INSTRUCTIONS FOR THE TASK - Copy every line from the records below that holds the word "this".

INPUT DATA -
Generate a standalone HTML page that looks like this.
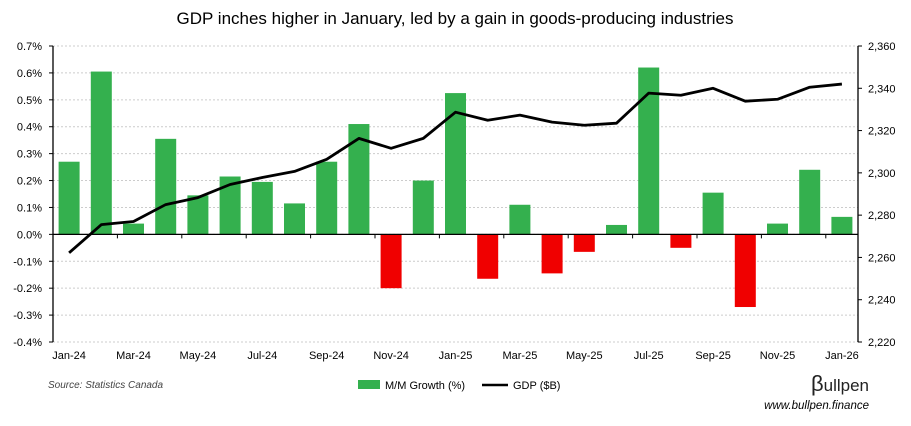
<!DOCTYPE html>
<html><head><meta charset="utf-8"><style>
body{margin:0;background:#fff;font-family:"Liberation Sans",sans-serif;}
svg text{font-family:"Liberation Sans",sans-serif;}
</style></head><body>
<svg id="c" width="911" height="421">
<text x="455" y="24" text-anchor="middle" font-size="17" fill="#000">GDP inches higher in January, led by a gain in goods-producing industries</text>
<g id="grid"></g><g id="bars"></g><g id="axes"></g><g id="line"></g>
<text x="48" y="388" font-size="10" font-style="italic" fill="#444">Source: Statistics Canada</text>
<g>
<rect x="358" y="380" width="22" height="9" fill="#34b04e"/>
<text x="385" y="389" font-size="11">M/M Growth (%)</text>
<line x1="482" y1="385" x2="508" y2="385" stroke="#000" stroke-width="2.5"/>
<text x="513" y="389" font-size="11">GDP ($B)</text>
</g>
<text x="869" y="391" text-anchor="end" font-size="17" fill="#222"><tspan font-size="22">β</tspan>ullpen</text>
<text x="869" y="409" text-anchor="end" font-size="11.5" font-style="italic" fill="#000">www.bullpen.finance</text>
</svg>
<script>
const months=["Jan-24","Feb-24","Mar-24","Apr-24","May-24","Jun-24","Jul-24","Aug-24","Sep-24","Oct-24","Nov-24","Dec-24","Jan-25","Feb-25","Mar-25","Apr-25","May-25","Jun-25","Jul-25","Aug-25","Sep-25","Oct-25","Nov-25","Dec-25","Jan-26"];
const growth=[0.27,0.605,0.04,0.355,0.145,0.215,0.195,0.115,0.27,0.41,-0.2,0.2,0.525,-0.165,0.11,-0.145,-0.065,0.035,0.62,-0.05,0.155,-0.27,0.04,0.24,0.065];
const gdp=[2262.2,2275.5,2277,2285,2288.3,2294.5,2297.8,2300.7,2306.4,2316.3,2311.6,2316.3,2328.7,2324.9,2327.3,2324,2322.5,2323.5,2337.7,2336.7,2340,2333.9,2334.8,2340.5,2342];
const leftTicks=[0.7,0.6,0.5,0.4,0.3,0.2,0.1,0,-0.1,-0.2,-0.3,-0.4];
const rightTicks=[2360,2340,2320,2300,2280,2260,2240,2220];
const L=53,R=858,T=46,B=342,NS="http://www.w3.org/2000/svg";
const step=(R-L)/months.length;
const xc=i=>L+step*(i+0.5);
const yL=v=>T+(0.7-v)/1.1*(B-T);
const yR=v=>T+(2360-v)/140*(B-T);
function mk(t,a,p){const e=document.createElementNS(NS,t);for(const k in a)e.setAttribute(k,a[k]);document.getElementById(p).appendChild(e);return e;}
leftTicks.forEach(v=>{
 const g=mk("line",{x1:L,x2:R,y1:yL(v),y2:yL(v),stroke:"#ccc","stroke-dasharray":"2,2"},"grid");
 
 
 const t=mk("text",{x:42,y:yL(v)+4,"text-anchor":"end","font-size":"11"},"axes");
 t.textContent=v.toFixed(1)+"%";
 
 
 mk("line",{x1:L-4,x2:L,y1:yL(v),y2:yL(v),stroke:"#000"},"axes");
});
rightTicks.forEach(v=>{
 const t=mk("text",{x:868,y:yR(v)+4,"font-size":"11"},"axes");
 t.textContent=v.toLocaleString("en-US");
 
 
 mk("line",{x1:R,x2:R+4,y1:yR(v),y2:yR(v),stroke:"#000"},"axes");
});
growth.forEach((v,i)=>{
 const y0=yL(0),y1=yL(v);
 const b=mk("rect",{x:xc(i)-10.5,width:21,y:Math.min(y0,y1),height:Math.abs(y1-y0),fill:v>=0?"#34b04e":"#f00000"},"bars");
 
 
});
mk("line",{x1:L,x2:L,y1:T,y2:B,stroke:"#000","stroke-width":1.3},"axes");
mk("line",{x1:R,x2:R,y1:T,y2:B,stroke:"#000","stroke-width":1.3},"axes");
mk("line",{x1:L,x2:R,y1:yL(0),y2:yL(0),stroke:"#000","stroke-width":1.3},"axes");
months.forEach((m,i)=>{
 if(i%2==0){
  const t=mk("text",{x:xc(i),y:359,"text-anchor":"middle","font-size":"11"},"axes");
  t.textContent=m;
  
  
 } else {
  mk("line",{x1:xc(i)+step/2,x2:xc(i)+step/2,y1:yL(0),y2:yL(0)+4,stroke:"#000"},"axes");
 }
});
const p=mk("polyline",{points:gdp.map((v,i)=>xc(i)+","+yR(v)).join(" "),fill:"none",stroke:"#000","stroke-width":2.8,"stroke-linejoin":"round"},"line");


</script>
</body></html>
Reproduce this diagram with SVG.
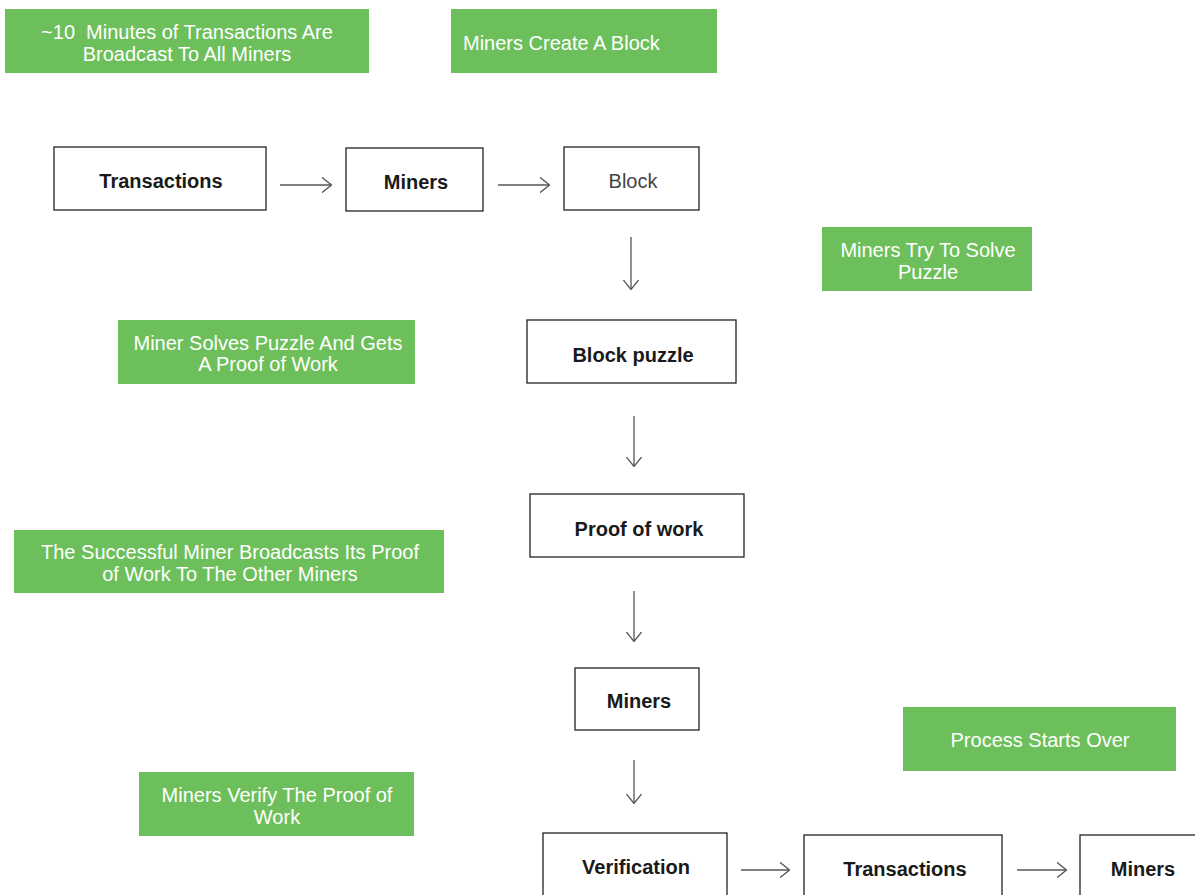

PROBLEM SOLUTION -
Generate a standalone HTML page that looks like this.
Reproduce this diagram with SVG.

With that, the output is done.